No contesté enseguida al requerimiento de mi madre sobre el origen de esa pelota, tan abstraído estaba.

-﷓La encontré en el Veredón, le dije, lacónico y preocupado. Como estábamos muy cercanos al día de los Reyes Magos y mi padre estaba lejos y las noticias eran que aún no terminaba el trabajo, supuse que ese año no tendría un juguete, ya que mi madre no tenía un cobre, y ni por las más remota imaginación se le pasaba comprar algo al fiado, al ser mi padre tan buen pagador no tendría problemas.

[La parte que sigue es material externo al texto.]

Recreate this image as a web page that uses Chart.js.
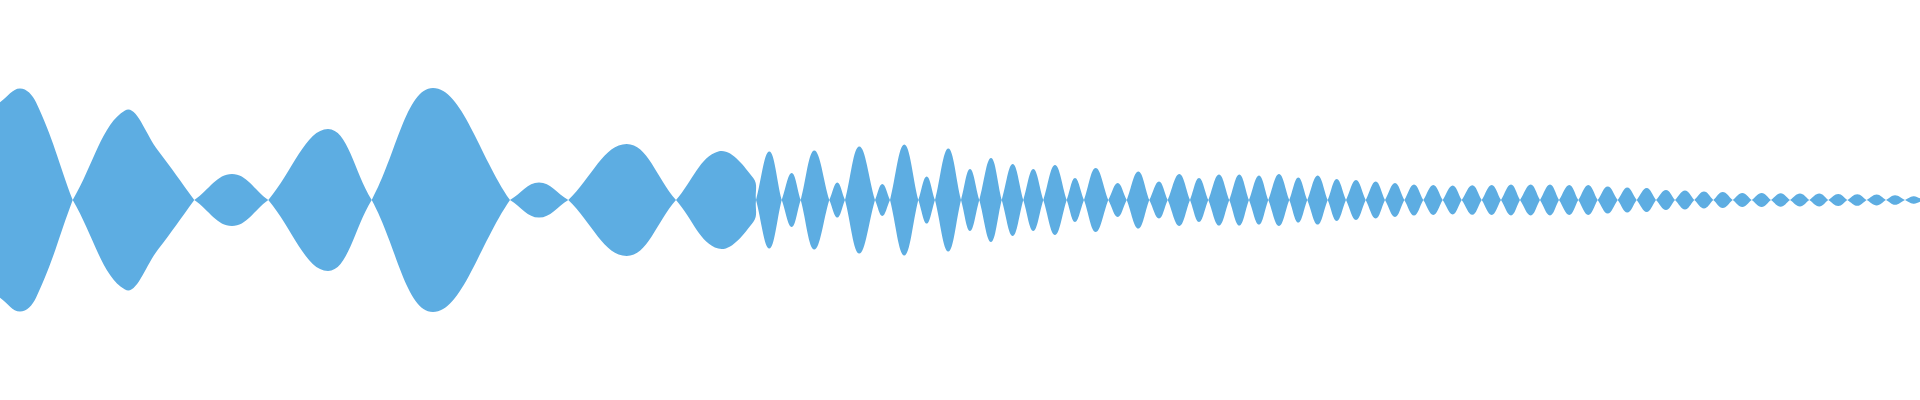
<!DOCTYPE html>
<html>
<head>
<meta charset="utf-8">
<title>Waveform</title>
<script src="https://cdn.jsdelivr.net/npm/chart.js@4.4.1/dist/chart.umd.min.js"></script>
<style>
  html, body { margin: 0; padding: 0; background: #ffffff; }
  #wave { display: block; }
</style>
</head>
<body>
<canvas id="wave" width="1920" height="400"></canvas>
<script>
// sample positions along the track (0 - 1920) and envelope level (0 - 100)
// a level of 0 marks a zero crossing between two lobes
const times = [
    0, 20, 36, 72.7, 125, 158, 194.3, 232, 268.3, 328, 371.7, 433, 510,
    539, 568.3, 626.7, 676, 718.3, 753.3, 756, 769.3, 781.7, 791.7, 800.7,
    814.3, 829.3, 837.3, 845, 859.3, 875, 882.3, 890, 904.3, 918.3, 926.7, 935,
    948.3, 961, 970, 979.3, 991, 1001.7, 1012.7, 1023.3, 1033.3, 1043.3,
    1055, 1066.7, 1075, 1084, 1095.7, 1108.3, 1117.7, 1126.7, 1138.3, 1149.3,
    1159, 1167.7, 1179.3, 1190, 1199, 1208.3, 1219, 1229.3, 1239.3, 1249,
    1259, 1268.3, 1279, 1289.3, 1298.3, 1307.3, 1317.7, 1327.7, 1336.7, 1346,
    1356, 1365.7, 1375.7, 1385, 1395, 1404.3, 1414, 1423.3, 1433.3, 1442.7,
    1452.7, 1461.7, 1472.3, 1481.7, 1491.7, 1501, 1511, 1520, 1530.7, 1540,
    1550, 1559, 1569.3, 1578.3, 1588.3, 1597.7, 1607.7, 1617.7, 1627.3, 1636.7,
    1646.7, 1656, 1666, 1675, 1685, 1694.3, 1704, 1713.3, 1722.7, 1732.7,
    1742.3, 1751.7, 1761.7, 1771, 1780.7, 1790, 1800, 1809.3, 1819.3, 1828.3,
    1838.3, 1847.3, 1857.3, 1866.7, 1876.7, 1886, 1895, 1905, 1913.3, 1920
];
const levels = [
    48.9, 55.8, 48.9, 0, 44.8, 24.8, 0, 13, 0, 35.5, 0, 56, 0,
    8.8, 0, 28, 0, 24.3, 11, 0, 24.3, 0, 13.5, 0,
    24.8, 0, 8.8, 0, 26.8, 0, 8, 0, 27.8, 0, 11.8, 0,
    25.8, 0, 15.5, 0, 21, 0, 18, 0, 15.5, 0,
    17.5, 0, 11, 0, 16, 0, 8.5, 0, 14.3, 0,
    9.3, 0, 13, 0, 11, 0, 12.8, 0, 12.8, 0,
    12.3, 0, 13, 0, 11.3, 0, 12.3, 0, 10.5, 0,
    10, 0, 9.3, 0, 8.5, 0, 7.8, 0, 7.5, 0,
    7.2, 0, 7.4, 0, 7.5, 0, 7.7, 0, 7.7, 0,
    7.7, 0, 7.5, 0, 7.5, 0, 6.8, 0, 6.3, 0,
    6, 0, 5, 0, 4.7, 0, 4.2, 0, 4, 0,
    3.5, 0, 3.5, 0, 3.4, 0, 3.2, 0, 3.2, 0,
    3, 0, 2.9, 0, 2.7, 0, 2.4, 0, 1.9, 0.9
];
const waveColor = '#5dade2';

// zero crossings are listed twice so the curve turns sharply there
function buildEnvelope(sign) {
    const pts = [];
    times.forEach((t, i) => {
        pts.push({ x: t, y: sign * levels[i] });
        if (levels[i] === 0) pts.push({ x: t, y: 0 });
    });
    return pts;
}

const ctx = document.getElementById('wave').getContext('2d');
new Chart(ctx, {
    type: 'line',
    data: {
        datasets: [
            {
                data: buildEnvelope(1),
                fill: false,
                borderWidth: 0,
                pointRadius: 0,
                tension: 0.4
            },
            {
                // mirrored lower edge, filled up to the upper edge
                data: buildEnvelope(-1),
                fill: '-1',
                backgroundColor: waveColor,
                borderWidth: 0,
                pointRadius: 0,
                tension: 0.4
            }
        ]
    },
    options: {
        responsive: false,
        animation: false,
        devicePixelRatio: 1,
        layout: { padding: 0 },
        plugins: {
            legend: { display: false },
            tooltip: { enabled: false }
        },
        scales: {
            x: { type: 'linear', min: 0, max: 1920, display: false },
            y: { min: -100, max: 100, display: false }
        }
    }
});
</script>
</body>
</html>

Pero las cosas no sucedieron así.

Yo tuve una idea, más que por mí ﷓-sabía a estas alturas que los Reyes eran los padres-﷓ sino para hacer quedar bien a mi madre, guardé la pelota como para fingir que era el regalo que me habían traído la noche de reyes. El seis de enero mi tío Berto nos invitó a cenar. Allí fuimos, yo con mi pelota. Cuando me preguntaron que me habían traído los Reyes mostré mi pelota, que de lejos aparecía como usada o al menos tengo ese recuerdo. Mi tío me la pidió y al tenerla en las manos exclamó:

-﷓Pero algún camello te pisó la pelota.

Todos rieron, mi madre bajó la cabeza, no se si triste o tal vez un poco humillada.

Pensé mucho tiempo en esta anécdota banal porque yo había querido que ella quedara bien y sin querer la había hecho sentirse humillada. Incluso tuve tiempo de sobra de comentarle, de adulto, ésto que fue una anécdota.

Para sacarme la culpa es que escribo estas palabras, que son tardías porque mi madre murió hace 19 años, yo ya no soy ese niño que también sufrió la humillación que me costó toda la vida comprender. Es triste, pero así fueron las cosas. Más triste es no haberlo comentado con ella.

A veces pienso que de estos pequeños dolores tempranos de niño pobre también se hace la poesía. Al menos la idea que tengo de ella. Termino este relato melancólico volviendo a una cita de Pavese, del cuento "La Langa": "Mi pueblo es chico, pero lo atraviesa una carretera provincial donde yo jugaba de niño ¿No han oído hablar nunca de esos cuatros techos?. Pues bien, yo soy de allí".